November 20, 2009

Obama / Lincoln Similarities Vindicated

HONOLULU, HI -- Early supporters of President Obama who likened him to former President Abraham Lincoln were redeemed today when historians produced documents showing similarities to Obama's recent war-time actions.

Abraham Lincoln, long considered one of the nation's most able presidents, had until now been characterized as a decisive leader regarding the tough decisions he was required to make during the American Civil War. Documents recently discovered in Hawaii, however, cast doubt on this assertion and show the commander in chief acting in ways very similar to President Obama.

The first set of documents shows Lincoln being more cautious than previously thought when his generals requested more troops in 1863, prior to the Battle of Gettysburg.  Instead of quickly providing the troops his generals required to reverse the momentum in a losing war, Lincoln instead took months to decide the issue saying, "I don't want to rush this grave decision."  He eventually instituted an unpopular draft to secure the troop levels his field commanders felt were necessary, but not before months of deliberations with his cabinet, lobbyists, and the media.

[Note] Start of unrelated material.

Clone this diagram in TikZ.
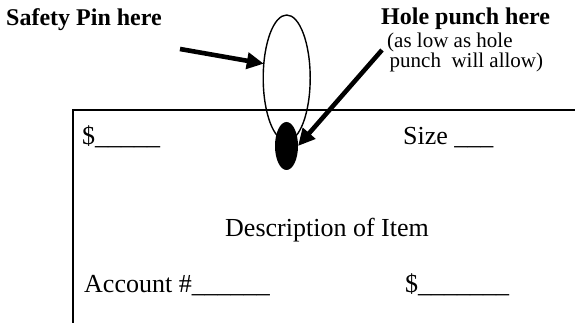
\documentclass[tikz,border=0pt]{standalone}
\usepackage{fontspec}
\setmainfont{Liberation Serif}
\usetikzlibrary{shapes.geometric,arrows.meta}
\begin{document}
\begin{tikzpicture}[x=1pt,y=1pt,
  headtxt/.style={anchor=base west,inner sep=0,font=\fontsize{24}{28}\selectfont\bfseries},
  notetxt/.style={anchor=base west,inner sep=0,align=left,font=\fontsize{21}{19}\selectfont},
  formtxt/.style={anchor=base west,inner sep=0,font=\fontsize{26}{30}\selectfont},
  border/.style={line width=2.2pt},
  pointer/.style={line width=4.6pt,-{Triangle[length=17pt,width=16pt]}},
]
\useasboundingbox (0,0) rectangle (575,323);
% headings
\node[headtxt] (safety) at (6,297) {Safety Pin here};
\node[headtxt] (hole) at (381,298) {Hole punch here};
\node[notetxt] (note) at (387,255) {(as low as hole\\\hspace{2.5pt}punch\ \ will allow)};
% tag border
\coordinate (tl) at (73,213);
\coordinate (tr) at (575,213);
\coordinate (bl) at (73,0);
\draw[border] (bl) -- (tl) -- (tr);
% form texts
\node[formtxt] (price1) at (82,178) {\$\_\_\_\_\_};
\node[formtxt] (size) at (403,178) {Size \_\_\_};
\node[formtxt] (desc) at (225,86) {Description of Item};
\node[formtxt] (acct) at (84,30) {Account \#\_\_\_\_\_\_};
\node[formtxt] (price2) at (405,30) {\$\_\_\_\_\_\_\_};
% safety pin and hole
\node[draw,line width=1.4pt,ellipse,inner sep=0,outer sep=0,minimum width=47,minimum height=126] (pin) at (286.7,245) {};
\node[fill=black,ellipse,inner sep=0,outer sep=0,minimum width=23,minimum height=48] (punch) at (286.5,177) {};
% arrows
\coordinate (a1) at (180,274);
\coordinate (a2) at (382,273);
\draw[pointer] (a1) -- (pin.148);
\draw[pointer] (a2) -- (punch.east);
\end{tikzpicture}
\end{document}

Other similarities to President Obama were revealed in his behavior towards enemy combatants and military tribunals. Rather than keeping tens of thousands of suspected Confederate sympathizers imprisoned without trial during the war, as originally thought, he graciously released nearly all of them while the war was still being fought.  Five of the most dangerous suspected Confederate agents were put on trial in the civil court system, where they were eventually released due to legal technicalities.